When it fails, we fall back to the greedy algorithm. This is the right tradeoff: KP produces better results when it can find a solution, and greedy always produces a result (even if the spacing isn't ideal). The fallback is invisible to the user.
if let Some(solutions) = knuth_plass::find_breaks(&items, &config) {
knuth_plass::reconstruct_lines(&solutions, &items, &chars, &widths, max_width, justify)
} else {
self.break_into_lines(/* greedy fallback */)
}
What changed
Forme now uses optimal line breaking for all text, not just justified. Left-aligned, right-aligned, and centered text all benefit from better break decisions. The difference is most visible with justified text, where the spacing is noticeably more even, but it also reduces orphaned short lines in left-aligned text.

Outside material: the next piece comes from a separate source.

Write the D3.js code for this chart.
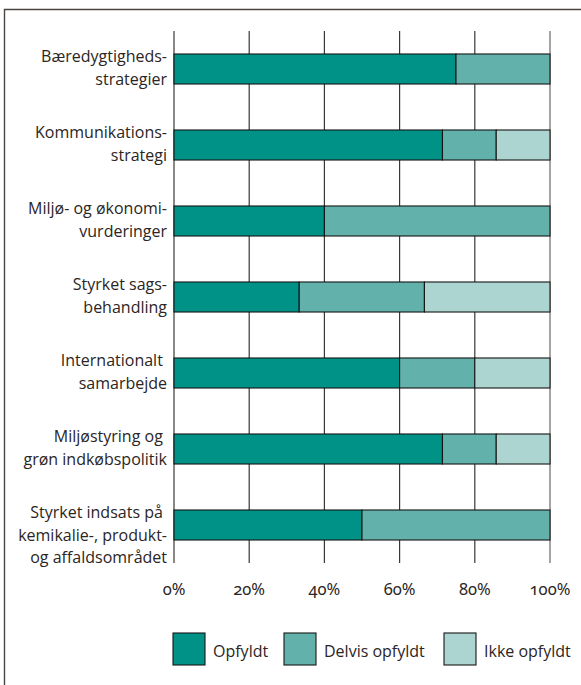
<!DOCTYPE html>
<html><head><meta charset="utf-8">
<script src="https://cdn.jsdelivr.net/npm/d3@7"></script>
<style>
html,body{margin:0;padding:0;background:#fff;}
svg{display:block;font-family:"Open Sans","Noto Sans",sans-serif;}
</style></head>
<body><svg id="c" width="581" height="685"></svg>
<script>
const categories = [
  ["Bæredygtigheds-","strategier"],
  ["Kommunikations-","strategi"],
  ["Miljø- og økonomi-","vurderinger"],
  ["Styrket sags-","behandling"],
  ["Internationalt ","samarbejde"],
  ["Miljøstyring og ","grøn indkøbspolitik"],
  ["Styrket indsats på ","kemikalie-, produkt-","og affaldsområdet"]
];
const opfyldt       = [75, 71.4, 40, 33.3, 60, 71.4, 50];
const delvisOpfyldt = [25, 14.3, 60, 33.3, 20, 14.3, 50];
const ikkeOpfyldt   = [0, 14.3, 0, 33.4, 20, 14.3, 0];
const seriesNames = ["Opfyldt","Delvis opfyldt","Ikke opfyldt"];
const tickValues = [0,20,40,60,80,100];
const colors = ["#009187","#62b1aa","#acd5d1"];

const svg = d3.select("#c");
// frame
svg.append("path").attr("d","M4.5,685 V9.5 H581").attr("fill","none")
  .attr("stroke","#4a4541").attr("stroke-width",1.4);

const x = d3.scaleLinear().domain([0,100]).range([174,550]);
const y = d3.scaleBand().domain(d3.range(categories.length)).range([31,563]).paddingInner(0.605).paddingOuter(0.3025);

// gridlines
svg.append("g").selectAll("line").data(tickValues).join("line")
  .attr("x1",d=>x(d)).attr("x2",d=>x(d)).attr("y1",31).attr("y2",563)
  .attr("stroke",(d,i)=>i===tickValues.length-1?"#6d6662":"#3d3733").attr("stroke-width",1.2);

// tick labels
svg.append("g").selectAll("text").data(tickValues).join("text")
  .attr("x",d=>x(d)).attr("y",595).attr("text-anchor","middle")
  .style("font-family","'Noto Sans','Open Sans',sans-serif")
  .style("font-size","16.5px").style("font-variant-numeric","oldstyle-nums")
  .style("font-feature-settings","'onum' 1")
  .attr("fill","#2b2523").text(d=>d+"%");

const rows = categories.map((c,i)=>({i, vals:[opfyldt[i],delvisOpfyldt[i],ikkeOpfyldt[i]]}));
const stacked = d3.stack().keys([0,1,2]).value((d,k)=>d.vals[k])(rows);

svg.append("g").selectAll("g").data(stacked).join("g")
  .attr("fill",(d,i)=>colors[i])
  .selectAll("rect").data(d=>d.filter(p=>p[1]-p[0]>0)).join("rect")
  .attr("x",d=>x(d[0])).attr("width",d=>x(d[1])-x(d[0]))
  .attr("y",d=>y(d.data.i)).attr("height",y.bandwidth())
  .attr("stroke","#161616").attr("stroke-width",1.1);

// category labels
const lab = svg.append("g").selectAll("text").data(categories).join("text")
  .attr("text-anchor","end").style("font-size","16px").attr("fill","#2b2523")
  .style("white-space","pre")
  .attr("y",(d,i)=>y(i)+y.bandwidth()/2-7);
lab.selectAll("tspan").data(d=>d).join("tspan")
  .attr("x",167).attr("dy",(d,j)=>j===0?0:22.5).text(d=>d);

// legend
const legX = [173,284,444];
const lg = svg.append("g").selectAll("g").data(seriesNames).join("g");
lg.append("rect").attr("x",(d,i)=>legX[i]).attr("y",633).attr("width",32).attr("height",32)
  .attr("fill",(d,i)=>colors[i]).attr("stroke","#161616").attr("stroke-width",1.1);
lg.append("text").attr("x",(d,i)=>legX[i]+40).attr("y",657)
  .style("font-size","16px").attr("fill","#2b2523").text(d=>d);
</script></body></html>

The integration touches three layers:
- UAX #14 break opportunities replace hardcoded ASCII break detection
- Knuth-Plass replaces the greedy line breaker for all alignments
- Justified text gets proper inter-word spacing from the adjustment ratios
<Text style={{ textAlign: 'justify', hyphens: 'auto' }}>
The quick brown fox jumps over the lazy dog. Pack my box with five
dozen liquor jugs. How vexingly quick daft zebras jump.
</Text>
If you're using textAlign: 'justify' in Forme, it now produces the kind of output you'd expect from a typesetting engine. Because it is one.